In a word, surreal. While former designated survivors can’t share all of the details of their high-security sequester, some interesting nuggets of information have surfaced.
Individuals learn that they’ve been selected as the designated survivor a few weeks before the State of the Union. Sworn to secrecy, they then receive some kind of undisclosed special training that prepares them for the remote possibility of stepping into the president’s shoes. "They walked you through the White House and showed you the Situation Room and talked seriously about the responsibility of the designated survivor," former Health and Human Services Secretary Donna Shalala, who was tapped by Bill Clinton in 1996, told ABC News in 2014.
On the night of the State of the Union Address, the designated survivor is usually whisked away by a Secret Service detail, along with the “Football,” the 45-pound briefcase containing the top-secret launch codes for America’s nuclear arsenal. Typically, the designated survivor is flown to an undisclosed location where he or she watches the State of the Union broadcast in the company of stone-faced Secret Service agents, usually with a good meal thrown in.
In 1986, Ronald Reagan's agricultural secretary, John Block, rode out the event in a friend's Jamaican villa. In 2000, Clinton's energy secretary, Bill Richardson, enjoyed a roast beef dinner at a home on Maryland's Eastern Shore. Shalala, bucking the trend, said she camped in the White House, eating pizza with staff. Clinton had told her before he left for the Capitol, "'Don't do anything I wouldn't do,'" she told ABC News. "I went to the Oval Office and for one minute sat in the president's chair."

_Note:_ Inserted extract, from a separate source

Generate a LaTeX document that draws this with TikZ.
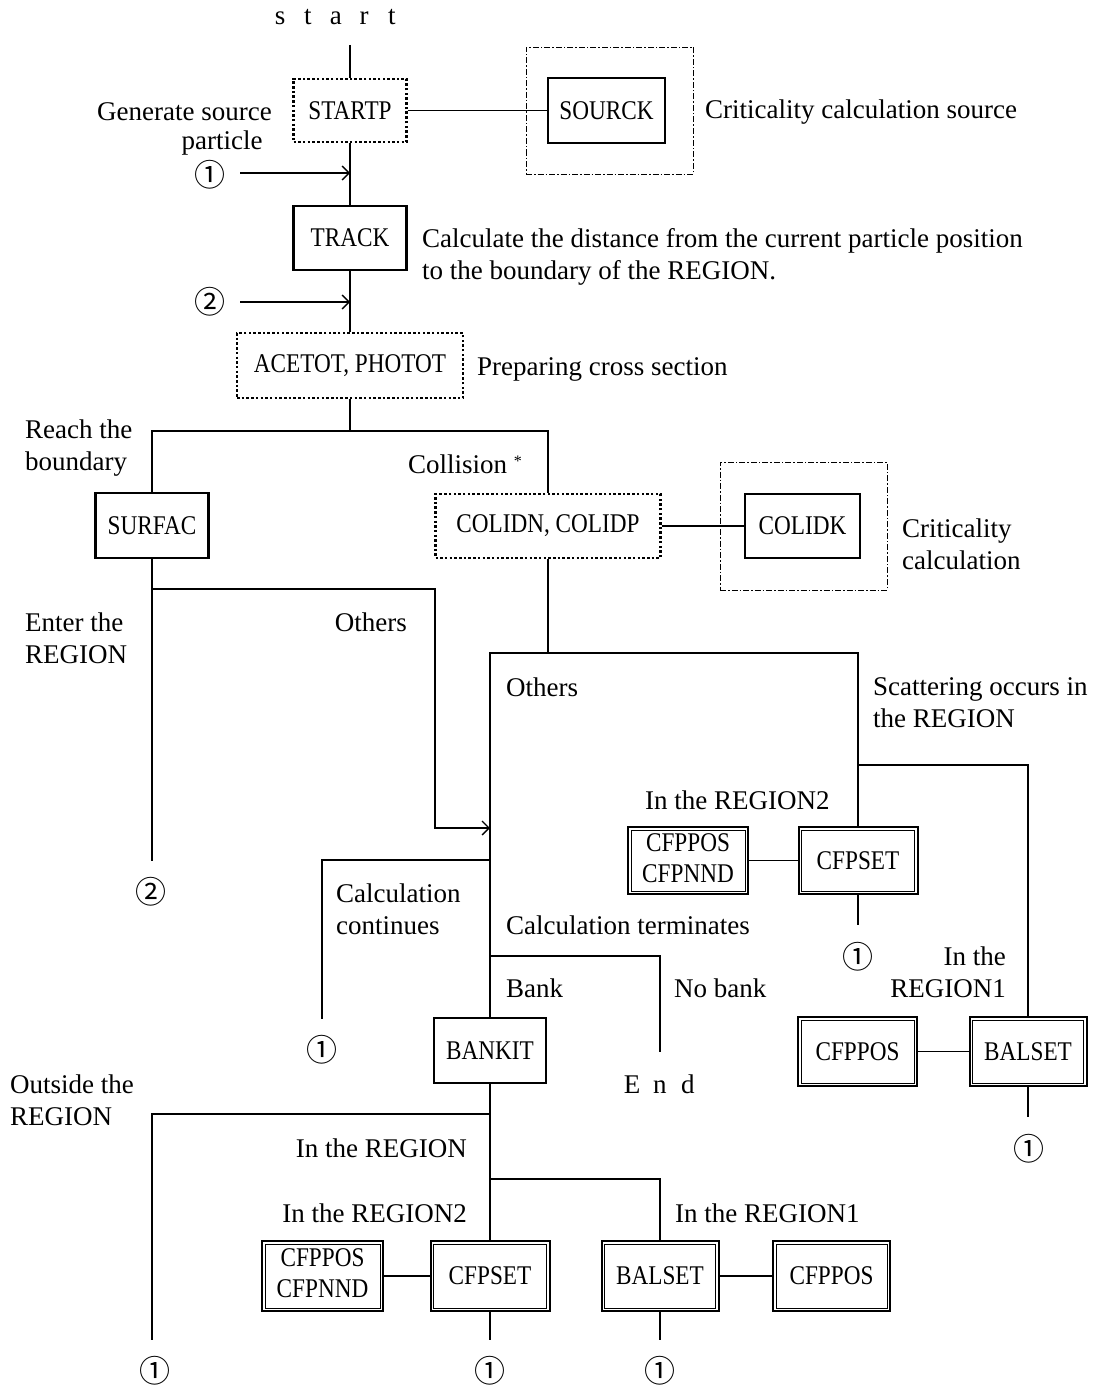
\documentclass[tikz,border=0pt]{standalone}
\usepackage{fontspec}
\setmainfont{Liberation Serif}
\newfontfamily\circf{Noto Sans CJK JP}
\usetikzlibrary{arrows.meta}
\newcommand\mt[1]{\scalebox{0.86}[1]{\fontsize{27}{31}\selectfont #1}}
\newcommand\mtt[2]{\scalebox{0.86}[1]{\fontsize{27}{31}\selectfont\begin{tabular}{@{}c@{}}#1\\#2\end{tabular}}}
\newcommand\cn[1]{{\circf\fontsize{31}{31}\selectfont #1}}
\newcommand\spl[1]{\makebox[28pt]{#1}}
\begin{document}
\begin{tikzpicture}[x=1pt,y=-1pt,
  lbl/.style={font=\fontsize{27}{32}\selectfont, inner sep=0pt, align=left},
  lblr/.style={font=\fontsize{27}{32}\selectfont, inner sep=0pt, align=right},
  sz/.style 2 args={minimum width=#1pt, minimum height=#2pt},
  sbox/.style={draw, line width=2.5pt, inner sep=0pt},
  dbox/.style={draw, line width=2.4pt, dash pattern=on 2.5pt off 2.2pt, inner sep=0pt},
  ddbox/.style={draw, line width=0.9pt, dash pattern=on 6pt off 2pt on 1.5pt off 2pt, inner sep=0pt},
  wbox/.style={draw, line width=2pt, inner sep=0pt,
    append after command={\pgfextra{\draw[line width=0.9pt] ([shift={(4pt,4pt)}]\tikzlastnode.south west) rectangle ([shift={(-4pt,-4pt)}]\tikzlastnode.north east);}}},
  conn/.style={line width=1.3pt},
  arr/.style={conn, -{Straight Barb[length=7pt,width=14pt]}},
  num/.style={inner sep=0pt}
]
\useasboundingbox (0,0) rectangle (1096,1386);

% boxes
\node[ddbox, sz={167}{127}] (srcgrp) at (609.5,110.5) {};
\node[ddbox, sz={167}{128}] (colgrp) at (803.5,526) {};
\node[dbox, sz={113}{63}] (startp) at (350,110.5) {\mt{STARTP}};
\node[sbox, sz={117}{65}] (sourck) at (606.5,110.5) {\mt{SOURCK}};
\node[sbox, sz={113}{64}] (track) at (350,238) {\mt{TRACK}};
\node[dbox, sz={226}{65}] (acetot) at (350,365.5) {\mt{ACETOT, PHOTOT}};
\node[sbox, sz={113}{65}] (surfac) at (152,525.5) {\mt{SURFAC}};
\node[dbox, sz={225}{64}] (colidn) at (548,526) {\mt{COLIDN, COLIDP}};
\node[sbox, sz={115}{64}] (colidk) at (802.5,526) {\mt{COLIDK}};
\node[wbox, sz={120}{67}] (cfpnnd1) at (688,860.5) {\mtt{CFPPOS}{CFPNND}};
\node[wbox, sz={119}{67}] (cfpset1) at (858,860.5) {\mt{CFPSET}};
\node[wbox, sz={119}{69}] (cfppos1) at (857.5,1051.5) {\mt{CFPPOS}};
\node[wbox, sz={117}{69}] (balset1) at (1028,1051.5) {\mt{BALSET}};
\node[sbox, sz={112}{65}] (bankit) at (490,1050.5) {\mt{BANKIT}};
\node[wbox, sz={121}{70}] (cfpnnd2) at (322.5,1276) {\mtt{CFPPOS}{CFPNND}};
\node[wbox, sz={119}{70}] (cfpset2) at (490,1276) {\mt{CFPSET}};
\node[wbox, sz={117}{70}] (balset2) at (660,1276) {\mt{BALSET}};
\node[wbox, sz={117}{70}] (cfppos2) at (831.5,1276) {\mt{CFPPOS}};

% start / end
\node[inner sep=0pt, font=\fontsize{27}{31}\selectfont] (start) at (336,17) {\spl{s}\spl{t}\spl{a}\spl{r}\spl{t}};
\node[inner sep=0pt, font=\fontsize{27}{31}\selectfont] (endt) at (660,1084) {\spl{E}\spl{n}\spl{d}};

% circled numbers
\node[num] (c1) at (210,175) {\cn{①}};
\node[num] (c2) at (210,302) {\cn{②}};
\node[num] (c2b) at (151,892) {\cn{②}};
\node[num] (c1b) at (858,957) {\cn{①}};
\node[num] (c1c) at (322,1050) {\cn{①}};
\node[num] (c1d) at (1029,1149) {\cn{①}};
\node[num] (c1e) at (155,1371) {\cn{①}};
\node[num] (c1f) at (490,1371) {\cn{①}};
\node[num] (c1g) at (660,1371) {\cn{①}};

% coordinates
\coordinate (s0) at (350,45);
\coordinate (a1) at (240,173);
\coordinate (j1) at (350,173);
\coordinate (a2) at (240,302);
\coordinate (j2) at (350,302);
\coordinate (b1) at (350,431);
\coordinate (b2) at (152,589);
\coordinate (e2) at (152,861);
\coordinate (k3) at (435,589);
\coordinate (j3) at (490,828);
\coordinate (t1) at (490,653);
\coordinate (t2) at (858,653);
\coordinate (t3) at (858,765);
\coordinate (e3) at (858,925);
\coordinate (e4) at (1028,1117);
\coordinate (t4) at (490,860);
\coordinate (e5) at (322,1019);
\coordinate (t5) at (490,956);
\coordinate (e6) at (660,1052);
\coordinate (t6) at (490,1114);
\coordinate (e7) at (152,1340);
\coordinate (t7) at (490,1179);
\coordinate (e8) at (490,1340);
\coordinate (e9) at (660,1340);

% connectors
\draw[conn] (s0) -- (startp.north);
\draw[conn] (startp.east) -- (sourck.west);
\draw[conn] (startp.south) -- (track.north);
\draw[arr] (a1) -- (j1);
\draw[conn] (track.south) -- (acetot.north);
\draw[arr] (a2) -- (j2);
\draw[conn] (acetot.south) -- (b1);
\draw[conn] (surfac.north) -- (surfac.north |- b1) -- (colidn.north |- b1) -- (colidn.north);
\draw[conn] (colidn.east) -- (colidk.west);
\draw[conn] (surfac.south) -- (e2);
\draw[arr] (b2) -- (k3) |- (j3);
\draw[conn] (colidn.south) -- (colidn.south |- t1);
\draw[conn] (bankit.north) -- (t1) -- (t2) -- (cfpset1.north);
\draw[conn] (cfpnnd1.east) -- (cfpset1.west);
\draw[conn] (t3) -| (balset1.north);
\draw[conn] (cfpset1.south) -- (e3);
\draw[conn] (cfppos1.east) -- (balset1.west);
\draw[conn] (balset1.south) -- (e4);
\draw[conn] (t4) -| (e5);
\draw[conn] (t5) -| (e6);
\draw[conn] (bankit.south) -- (cfpset2.north);
\draw[conn] (t6) -| (e7);
\draw[conn] (t7) -| (balset2.north);
\draw[conn] (cfpnnd2.east) -- (cfpset2.west);
\draw[conn] (balset2.east) -- (cfppos2.west);
\draw[conn] (cfpset2.south) -- (e8);
\draw[conn] (balset2.south) -- (e9);

% labels
\node[lbl, anchor=east] (l1) at (272,112) {Generate source};
\node[lbl] (l1b) at (222,143) {particle};
\node[lbl, anchor=west] (l2) at (705,112) {Criticality calculation source};
\node[lbl, anchor=west] (l3) at (422,256.5) {Calculate the distance from the current particle position\\to the boundary of the REGION.};
\node[lbl, anchor=west] (l4) at (477,369) {Preparing cross section};
\node[lbl, anchor=west] (l5) at (25,448) {Reach the\\boundary};
\node[lbl, anchor=east] (l6) at (522,464) {Collision \raisebox{0.55ex}{\fontsize{16}{16}\selectfont *}};
\node[lbl, anchor=west] (l7) at (902,544) {Criticality\\calculation};
\node[lbl, anchor=west] (l8) at (25,638) {Enter the\\REGION};
\node[lbl, anchor=east] (l9) at (407,622) {Others};
\node[lbl, anchor=west] (l10) at (506,687) {Others};
\node[lbl, anchor=west] (l11) at (873,703) {Scattering occurs in\\the REGION};
\node[lbl, anchor=west] (l12) at (645,800) {In the REGION2};
\node[lbl, anchor=west] (l13) at (336,909) {Calculation\\continues};
\node[lbl, anchor=west] (l14) at (506,925) {Calculation terminates};
\node[lbl, anchor=west] (l15) at (506,988) {Bank};
\node[lbl, anchor=west] (l16) at (674,988) {No bank};
\node[lblr, anchor=east] (l17) at (1006,972.5) {In the\\REGION1};
\node[lbl, anchor=west] (l18) at (10,1100) {Outside the\\REGION};
\node[lbl, anchor=east] (l19) at (467,1148) {In the REGION};
\node[lbl, anchor=east] (l20) at (467,1213) {In the REGION2};
\node[lbl, anchor=west] (l21) at (675,1213) {In the REGION1};
\end{tikzpicture}
\end{document}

In 1997, former Secretary of Agriculture Dan Glickman asked to be flown to New York City so he could watch the address in his daughter’s apartment. After the broadcast, which they watched alongside Secret Service agents and a military officer with the “Football,” the security detail told Glickman "the mission is terminated" and offered him a flight back to D.C. Instead, he took his daughter out for Japanese food, noting the irony that a few hours after serving as a fail-safe for the leader of the free world, he couldn't get a cab in the rain.